Responsible food consumption

Why are we talking about food?

Food is both a need and a pleasure. Jewish culinary tradition stretches back millennia and spans almost the whole globe. But, most importantly, food is a human right that is still not fully realised for one in nine people in the world. By 2050, with the same planet, we will have to feed three times more people than a century before.1 Globally, food production is responsible for a quarter (26%) of all Greenhouse gas emissions,2 70% of fresh water usage, the acceleration of biodiversity loss and is the major cause of deforestation and desertification.


What we eat is therefore much more than just a private matter. The choices we make regarding food consumption already have direct or indirect consequences on climate change, water availability, land use and on people’s livelihoods and ability to feed themselves.
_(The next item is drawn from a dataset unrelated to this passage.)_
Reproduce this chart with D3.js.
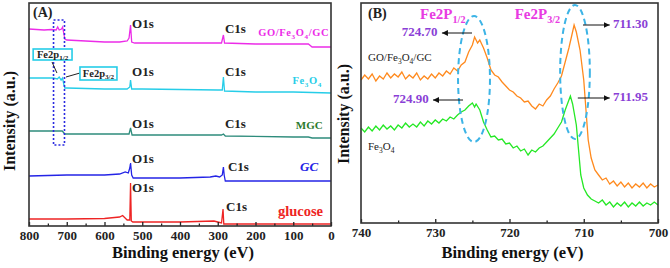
<!DOCTYPE html>
<html>
<head>
<meta charset="utf-8">
<script src="https://cdn.jsdelivr.net/npm/d3@7"></script>
<style>
  body { margin: 0; background: #fff; }
  svg { display: block; font-family: "Liberation Serif", "Times New Roman", serif; }
</style>
</head>
<body>
<div id="chart"></div>
<script>
// ---- panel A: survey spectra [binding energy eV, intensity a.u.] ----
const surveyGOFeGC = [[800,197],[760,196],[740,196.5],[728,196],[724,199],[720,196],[714,197],[711,199],[708,193],[705,187],[700,186],[650,185],[600,184],[560,184],[540,185],[535,188],[531,201],[528,184],[520,183],[400,183],[300,183],[290,183],[285,191],[282,183],[200,182],[100,182],[60,182],[50,179],[0,179]];
const surveyFe3O4 = [[800,148],[760,148],[735,148],[725,147],[720,149],[715,146],[711,148],[708,142],[705,138],[700,138],[600,137],[540,137],[533,139],[531,146],[528,137],[500,137],[300,136],[288,136],[285,149],[282,135],[200,134],[100,134],[0,133]];
const surveyMGC = [[800,95],[720,95],[712,95],[705,92],[700,92],[600,92],[535,92],[531,98],[527,91],[400,91],[290,91],[285,92],[280,90],[100,89],[60,89],[50,88],[0,88]];
const surveyGC = [[800,50],[700,51],[600,51],[560,52],[545,54],[537,53],[533,58],[531,63],[528,51],[524,48],[500,48],[400,48],[320,49],[305,50],[295,49],[288,51],[285,59],[283,51],[280,45],[200,45],[100,45],[0,45]];
const surveyGlucose = [[800,7],[700,7],[600,7.5],[560,9],[552,10.5],[540,6],[533,6],[531,43],[529,5],[525,4],[500,4],[400,4],[310,5],[300,4],[290,3],[286,17],[284,2],[200,2],[100,2],[0,2]];

const surveyTicks = [800, 700, 600, 500, 400, 300, 200, 100, 0];

// ---- panel B: Fe2p high resolution [eV, intensity a.u.] ----
const fe2pGOFeGC = [[740,143],[739.5,148],[739,144],[738.5,149],[738,142],[737.5,147],[737,144],[736.5,150],[736,145],[735.5,149],[735,146],[734.5,151],[734,144],[733.5,148],[733,145],[732.5,150],[732,143],[731.5,147],[731,144],[730.5,149],[730,145],[729.5,150],[729,147],[728.5,152],[728,149],[727.5,155],[727,152],[726.5,158],[726,161],[725.5,171],[725,178],[724.7,186],[724.3,180],[724,183],[723.5,175],[723,165],[722.5,153],[722,148],[721.5,146],[721,141],[720.5,137],[720,133],[719.5,131],[719,127],[718.5,125],[718,121],[717.5,122],[717,117],[716.5,114],[716,119],[715.5,117],[715,123],[714.5,127],[714,134],[713.5,140],[713,147],[712.5,161],[712,175],[711.6,188],[711.3,198],[711,191],[710.5,173],[710,143],[709.7,113],[709.4,83],[709,65],[708.5,53],[708,48],[707.5,43],[707,45],[706.5,39],[706,42],[705.5,37],[705,41],[704.5,36],[704,40],[703.5,35],[703,39],[702.5,36],[702,40],[701.5,35],[701,39],[700.5,36],[700,38]];
const fe2pFe3O4 = [[740,95],[739.5,91],[739,96],[738.5,92],[738,97],[737.5,93],[737,98],[736.5,94],[736,97],[735.5,93],[735,98],[734.5,95],[734,100],[733.5,96],[733,99],[732.5,96],[732,101],[731.5,97],[731,102],[730.5,99],[730,103],[729.5,100],[729,104],[728.5,102],[728,106],[727.5,104],[727,108],[726.5,111],[726,113],[725.5,117],[725,120],[724.7,116],[724.5,119],[724,113],[723.5,101],[723,93],[722.5,86],[722,87],[721.5,83],[721,84],[720.5,79],[720,80],[719.5,75],[719,77],[718.5,72],[718,74],[717.5,68],[717,73],[716.5,71],[716,75],[715.5,77],[715,81],[714.5,85],[714,89],[713.5,95],[713,101],[712.5,113],[712,123],[711.8,127],[711.5,119],[711,98],[710.7,73],[710.4,48],[710,35],[709.5,28],[709,24],[708.5,22],[708,20],[707.5,23],[707,18],[706.5,21],[706,16],[705.5,20],[705,17],[704.5,21],[704,16],[703.5,20],[703,17],[702.5,21],[702,17],[701.5,20],[701,18],[700.5,21],[700,18]];

const fe2pTicks = [740, 730, 720, 710, 700];

const W = 670, H = 268;
const serif = "'Liberation Serif', 'Times New Roman', serif";

const svg = d3.select("#chart").append("svg")
  .attr("width", W)
  .attr("height", H);

const defs = svg.append("defs");
defs.append("marker")
  .attr("id", "arr")
  .attr("viewBox", "0 0 6 6")
  .attr("refX", 6).attr("refY", 3)
  .attr("markerWidth", 6).attr("markerHeight", 6)
  .attr("markerUnits", "userSpaceOnUse")
  .attr("orient", "auto")
  .append("path").attr("d", "M0,0 L6,3 L0,6 Z").attr("fill", "#111");

// text with sub-scripts: parts = [[string, isSub], ...]
function rich(sel, parts, size) {
  let shift = 0;
  parts.forEach(([s, sub]) => {
    const target = sub ? size * 0.25 : 0;
    sel.append("tspan")
      .attr("dy", target - shift)
      .attr("font-size", sub ? size * 0.68 : size)
      .text(s);
    shift = target;
  });
  return sel;
}

function drawAxes(g, x, y, ticks, minor) {
  const [x0, x1] = x.range();
  const [y0, y1] = y.range();
  g.append("g")
    .attr("transform", `translate(0,${y0})`)
    .call(d3.axisBottom(x).tickValues(minor).tickSize(-2.5).tickFormat(""))
    .call(a => a.select(".domain").remove())
    .selectAll("line").attr("stroke", "#222").attr("stroke-width", 1.3);
  g.append("g")
    .attr("transform", `translate(0,${y0})`)
    .call(d3.axisBottom(x).tickValues(ticks).tickSize(-4).tickPadding(5).tickFormat(d3.format("d")))
    .call(a => a.select(".domain").remove())
    .call(a => a.selectAll("line").attr("stroke", "#222").attr("stroke-width", 1.3))
    .selectAll("text")
    .attr("font-family", serif)
    .attr("font-weight", "bold")
    .attr("font-size", 13)
    .attr("fill", "#222");
  g.append("rect")
    .attr("x", x0).attr("y", y1)
    .attr("width", x1 - x0).attr("height", y0 - y1)
    .attr("fill", "none")
    .attr("stroke", "#333")
    .attr("stroke-width", 1.6);
  g.append("text")
    .attr("x", (x0 + x1) / 2 + 3)
    .attr("y", 258)
    .attr("text-anchor", "middle")
    .attr("font-weight", "bold")
    .attr("font-size", 16.5)
    .attr("fill", "#111")
    .text("Binding energy (eV)");
}

function yTitle(g, cx, cy) {
  g.append("text")
    .attr("transform", `translate(${cx},${cy}) rotate(-90)`)
    .attr("text-anchor", "middle")
    .attr("dominant-baseline", "middle")
    .attr("font-weight", "bold")
    .attr("font-size", 16)
    .attr("fill", "#111")
    .text("Intensity (a.u.)");
}

// ================= Panel A =================
const xA = d3.scaleLinear().domain([800, 0]).range([29, 331]);
const yA = d3.scaleLinear().domain([0, 223]).range([226, 3]);
const gA = svg.append("g");

const lineA = d3.line().x(d => xA(d[0])).y(d => yA(d[1]));
const seriesA = [
  { data: surveyGOFeGC, color: "#ec2ce8" },
  { data: surveyFe3O4, color: "#26cde8" },
  { data: surveyMGC, color: "#2e8c7c" },
  { data: surveyGC, color: "#2424e6" },
  { data: surveyGlucose, color: "#ee2424" }
];
gA.selectAll(".survey")
  .data(seriesA)
  .join("path")
  .attr("class", "survey")
  .attr("fill", "none")
  .attr("stroke", d => d.color)
  .attr("stroke-width", 1.3)
  .attr("d", d => lineA(d.data));

drawAxes(gA, xA, yA, surveyTicks, d3.range(750, 0, -100));
yTitle(gA, 11, 121);

// dotted Fe2p box
gA.append("rect")
  .attr("x", xA(735)).attr("y", yA(206))
  .attr("width", xA(706) - xA(735)).attr("height", yA(81) - yA(206))
  .attr("fill", "none")
  .attr("stroke", "#2a2ae0")
  .attr("stroke-width", 1.6)
  .attr("stroke-dasharray", "2,2");

// O1s / C1s labels [eV, intensity]
const peakLabelsA = [
  ["O1s", 527, 201], ["C1s", 281, 196],
  ["O1s", 527, 153], ["C1s", 281, 153],
  ["O1s", 527, 101], ["C1s", 281, 101],
  ["O1s", 527, 66], ["C1s", 273, 58],
  ["O1s", 527, 37], ["C1s", 278, 18]
];
gA.selectAll(".peak")
  .data(peakLabelsA)
  .join("text")
  .attr("class", "peak")
  .attr("x", d => xA(d[1]))
  .attr("y", d => yA(d[2]))
  .attr("dominant-baseline", "middle")
  .attr("font-weight", "bold")
  .attr("font-size", 13)
  .attr("fill", "#222")
  .text(d => d[0]);

// sample names
const nameStyle = (t, color, size) => t.attr("text-anchor", "end")
  .attr("dominant-baseline", "middle")
  .attr("font-weight", "bold")
  .attr("font-size", size)
  .attr("fill", color);

rich(nameStyle(gA.append("text").attr("x", xA(5)).attr("y", yA(192)), "#ec2ce8", 10.5)
  .attr("letter-spacing", 0.6),
  [["GO/Fe", 0], ["3", 1], ["O", 0], ["4", 1], ["/GC", 0]], 10.5);
rich(nameStyle(gA.append("text").attr("x", xA(24)).attr("y", yA(144)), "#26cde8", 10.5)
  .attr("letter-spacing", 0.6),
  [["Fe", 0], ["3", 1], ["O", 0], ["4", 1]], 10.5);
nameStyle(gA.append("text").attr("x", xA(22)).attr("y", yA(100)), "#2b7a2b", 11).text("MGC");
nameStyle(gA.append("text").attr("x", xA(34)).attr("y", yA(58)), "#2424e6", 13)
  .attr("font-style", "italic").text("GC");
nameStyle(gA.append("text").attr("x", xA(21)).attr("y", yA(13)), "#ee2424", 14.5).text("glucose");

gA.append("text")
  .attr("x", 33).attr("y", 14)
  .attr("dominant-baseline", "middle")
  .attr("font-weight", "bold")
  .attr("font-size", 14)
  .attr("fill", "#222")
  .text("(A)");

// Fe2p call-outs [left eV, right eV, top, bottom, label parts]
const callouts = [
  { box: [789, 686, 177, 166], lead: [[739, 164], [726, 153]], parts: [["Fe2", 0], ["p", 0], ["1/2", 1]] },
  { box: [665, 567, 159, 146], lead: [[702, 149], [665, 153]], parts: [["Fe2", 0], ["p", 0], ["3/2", 1]] }
];
callouts.forEach(c => {
  const [l, r, t, b] = c.box;
  gA.append("line")
    .attr("x1", xA(c.lead[0][0])).attr("y1", yA(c.lead[0][1]))
    .attr("x2", xA(c.lead[1][0])).attr("y2", yA(c.lead[1][1]))
    .attr("stroke", "#222").attr("stroke-width", 1);
  gA.append("rect")
    .attr("x", xA(l)).attr("y", yA(t))
    .attr("width", xA(r) - xA(l)).attr("height", yA(b) - yA(t))
    .attr("fill", "#fff")
    .attr("stroke", "#26cde8")
    .attr("stroke-width", 1.6);
  rich(gA.append("text")
    .attr("x", (xA(l) + xA(r)) / 2)
    .attr("y", (yA(t) + yA(b)) / 2 + 3)
    .attr("text-anchor", "middle")
    .attr("font-weight", "bold")
    .attr("fill", "#222"), c.parts, 10.5);
});

// ================= Panel B =================
const xB = d3.scaleLinear().domain([740, 700]).range([361, 658]);
const yB = d3.scaleLinear().domain([0, 220]).range([223, 3]);
const gB = svg.append("g");

const lineB = d3.line().x(d => xB(d[0])).y(d => yB(d[1]));
gB.selectAll(".fe2p")
  .data([{ data: fe2pGOFeGC, color: "#ff8a1e" }, { data: fe2pFe3O4, color: "#25e825" }])
  .join("path")
  .attr("class", "fe2p")
  .attr("fill", "none")
  .attr("stroke", d => d.color)
  .attr("stroke-width", 1.3)
  .attr("d", d => lineB(d.data));

// dashed ellipses around the two Fe2p peaks [eV, intensity, half-width eV, half-height]
const ellipses = [[724.78, 144, 2.15, 63], [711.18, 151, 2.0, 67]];
gB.selectAll(".ell")
  .data(ellipses)
  .join("ellipse")
  .attr("class", "ell")
  .attr("cx", d => xB(d[0]))
  .attr("cy", d => yB(d[1]))
  .attr("rx", d => xB(d[0] - d[2]) - xB(d[0]))
  .attr("ry", d => yB(d[1] - d[3]) - yB(d[1]))
  .attr("fill", "none")
  .attr("stroke", "#3db4e6")
  .attr("stroke-width", 2)
  .attr("stroke-dasharray", "6,4");

drawAxes(gB, xB, yB, fe2pTicks, [735, 725, 715, 705]);
yTitle(gB, 345, 114);

gB.append("text")
  .attr("x", 368).attr("y", 15)
  .attr("dominant-baseline", "middle")
  .attr("font-weight", "bold")
  .attr("font-size", 14)
  .attr("fill", "#222")
  .text("(B)");

// peak labels
const fe2pLabels = [
  { eV: 732.05, h: 209, parts: [["Fe2P", 0], ["1/2", 1]] },
  { eV: 719.3, h: 209, parts: [["Fe2P", 0], ["3/2", 1]] }
];
fe2pLabels.forEach(p => {
  rich(gB.append("text")
    .attr("x", xB(p.eV)).attr("y", yB(p.h) + 5)
    .attr("font-weight", "bold")
    .attr("fill", "#e83be2"), p.parts, 15);
});

// binding energy values with arrows [text, text eV, intensity, arrow from eV, arrow to eV]
const bePeaks = [
  ["724.70", 734.5, 190, 725.05, 729.1],
  ["711.30", 706.06, 198, 710.1, 706.5],
  ["724.90", 735.7, 123, 726.26, 730.3],
  ["711.95", 706.06, 125, 710.8, 706.5]
];
gB.selectAll(".bearrow")
  .data(bePeaks)
  .join("line")
  .attr("class", "bearrow")
  .attr("x1", d => xB(d[3])).attr("y1", d => yB(d[2]))
  .attr("x2", d => xB(d[4])).attr("y2", d => yB(d[2]))
  .attr("stroke", "#111").attr("stroke-width", 1)
  .attr("marker-end", "url(#arr)");
gB.selectAll(".beval")
  .data(bePeaks)
  .join("text")
  .attr("class", "beval")
  .attr("x", d => xB(d[1])).attr("y", d => yB(d[2]))
  .attr("dominant-baseline", "middle")
  .attr("font-weight", "bold")
  .attr("font-size", 13)
  .attr("fill", "#8a3fd6")
  .text(d => d[0]);

// sample names in B
rich(gB.append("text").attr("x", xB(739.06)).attr("y", yB(166) + 4).attr("fill", "#222"),
  [["GO/Fe", 0], ["3", 1], ["O", 0], ["4", 1], ["/GC", 0]], 11);
rich(gB.append("text").attr("x", xB(739.06)).attr("y", yB(77) + 4).attr("fill", "#222"),
  [["Fe", 0], ["3", 1], ["O", 0], ["4", 1]], 11);
</script>
</body>
</html>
How positively or negatively our food choices impact people and the planet depends mainly on the five following aspects: what we eat and how much, where our food comes from, how much food we waste, how our food was produced and who benefits from its production.3

Every day, each one of us has the ability to choose food that better cares for our lives and the planet we share.


What are we going to do?

Phase 1) (March-May 2022)
Working with Rabbis, Rebbetzens, industry experts and scientists, we will provide a series of education sessions and debates exploring what responsible food consumption means from a Torah and environmental perspective.
Phase 2) (May 2022)
Based on the conversations, introduce a policy for responsible food consumption at US Centre, centrally sponsored US events and in US nurseries in line with the National Food Strategy targets.
Phase 3) (June- Aug 2022)
Work with US communities, Young US, Tribe and caterers to provide low carbon options for community and centrally sponsored events.

When are we going to do this?

Phase 1-3 will be conducted between March - August 2022 with a plan to monitor and support this as a long-term United Synagogue commitment.